WORK TO BE COMPLETED → Exactly the lines from the start of the data through the line containing "return [[a - b" should be output, with both ends kept and nothing added.

## start DATA

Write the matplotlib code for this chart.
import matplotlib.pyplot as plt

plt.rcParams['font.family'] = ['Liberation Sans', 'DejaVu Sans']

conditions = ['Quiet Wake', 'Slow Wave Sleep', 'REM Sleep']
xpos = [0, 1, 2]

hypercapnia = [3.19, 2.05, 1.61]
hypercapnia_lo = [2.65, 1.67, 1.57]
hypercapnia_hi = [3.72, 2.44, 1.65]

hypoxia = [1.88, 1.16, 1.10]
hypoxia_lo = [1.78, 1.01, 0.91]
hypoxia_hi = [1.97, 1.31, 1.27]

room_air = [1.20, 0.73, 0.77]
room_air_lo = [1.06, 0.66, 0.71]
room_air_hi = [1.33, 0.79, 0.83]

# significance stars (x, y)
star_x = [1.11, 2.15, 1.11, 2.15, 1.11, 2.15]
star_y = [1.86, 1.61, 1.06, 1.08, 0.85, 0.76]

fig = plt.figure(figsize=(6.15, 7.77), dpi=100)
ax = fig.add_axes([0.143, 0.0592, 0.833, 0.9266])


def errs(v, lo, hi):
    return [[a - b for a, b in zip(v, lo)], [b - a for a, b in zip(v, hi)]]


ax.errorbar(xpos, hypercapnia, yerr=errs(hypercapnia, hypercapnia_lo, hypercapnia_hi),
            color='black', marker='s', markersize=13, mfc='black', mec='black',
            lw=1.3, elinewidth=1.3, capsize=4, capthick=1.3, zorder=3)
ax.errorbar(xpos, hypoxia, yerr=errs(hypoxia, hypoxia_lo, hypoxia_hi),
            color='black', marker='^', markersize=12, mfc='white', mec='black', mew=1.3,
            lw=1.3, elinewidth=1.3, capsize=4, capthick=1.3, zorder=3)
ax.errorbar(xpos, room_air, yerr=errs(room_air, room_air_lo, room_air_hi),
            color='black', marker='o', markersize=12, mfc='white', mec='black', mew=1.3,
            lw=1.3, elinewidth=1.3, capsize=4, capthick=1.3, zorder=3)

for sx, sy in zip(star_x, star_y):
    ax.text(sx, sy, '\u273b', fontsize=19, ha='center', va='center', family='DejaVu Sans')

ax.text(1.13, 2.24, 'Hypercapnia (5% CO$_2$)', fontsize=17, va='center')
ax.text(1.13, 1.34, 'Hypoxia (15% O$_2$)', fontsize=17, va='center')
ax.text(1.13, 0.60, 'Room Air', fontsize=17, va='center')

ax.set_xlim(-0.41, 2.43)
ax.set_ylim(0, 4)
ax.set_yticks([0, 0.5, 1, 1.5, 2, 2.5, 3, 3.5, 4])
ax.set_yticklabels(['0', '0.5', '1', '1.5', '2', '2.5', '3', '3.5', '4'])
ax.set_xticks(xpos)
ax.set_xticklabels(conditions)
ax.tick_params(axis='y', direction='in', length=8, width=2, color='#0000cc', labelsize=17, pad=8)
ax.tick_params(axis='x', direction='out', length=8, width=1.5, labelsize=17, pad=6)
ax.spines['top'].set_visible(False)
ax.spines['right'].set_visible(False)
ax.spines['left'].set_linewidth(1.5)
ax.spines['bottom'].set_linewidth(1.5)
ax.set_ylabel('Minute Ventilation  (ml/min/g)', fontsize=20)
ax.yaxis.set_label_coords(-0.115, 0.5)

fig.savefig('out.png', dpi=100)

## end DATA

TASK ANSWER →
Write the matplotlib code for this chart.
import matplotlib.pyplot as plt

plt.rcParams['font.family'] = ['Liberation Sans', 'DejaVu Sans']

conditions = ['Quiet Wake', 'Slow Wave Sleep', 'REM Sleep']
xpos = [0, 1, 2]

hypercapnia = [3.19, 2.05, 1.61]
hypercapnia_lo = [2.65, 1.67, 1.57]
hypercapnia_hi = [3.72, 2.44, 1.65]

hypoxia = [1.88, 1.16, 1.10]
hypoxia_lo = [1.78, 1.01, 0.91]
hypoxia_hi = [1.97, 1.31, 1.27]

room_air = [1.20, 0.73, 0.77]
room_air_lo = [1.06, 0.66, 0.71]
room_air_hi = [1.33, 0.79, 0.83]

# significance stars (x, y)
star_x = [1.11, 2.15, 1.11, 2.15, 1.11, 2.15]
star_y = [1.86, 1.61, 1.06, 1.08, 0.85, 0.76]

fig = plt.figure(figsize=(6.15, 7.77), dpi=100)
ax = fig.add_axes([0.143, 0.0592, 0.833, 0.9266])


def errs(v, lo, hi):
    return [[a - b for a, b in zip(v, lo)], [b - a for a, b in zip(v, hi)]]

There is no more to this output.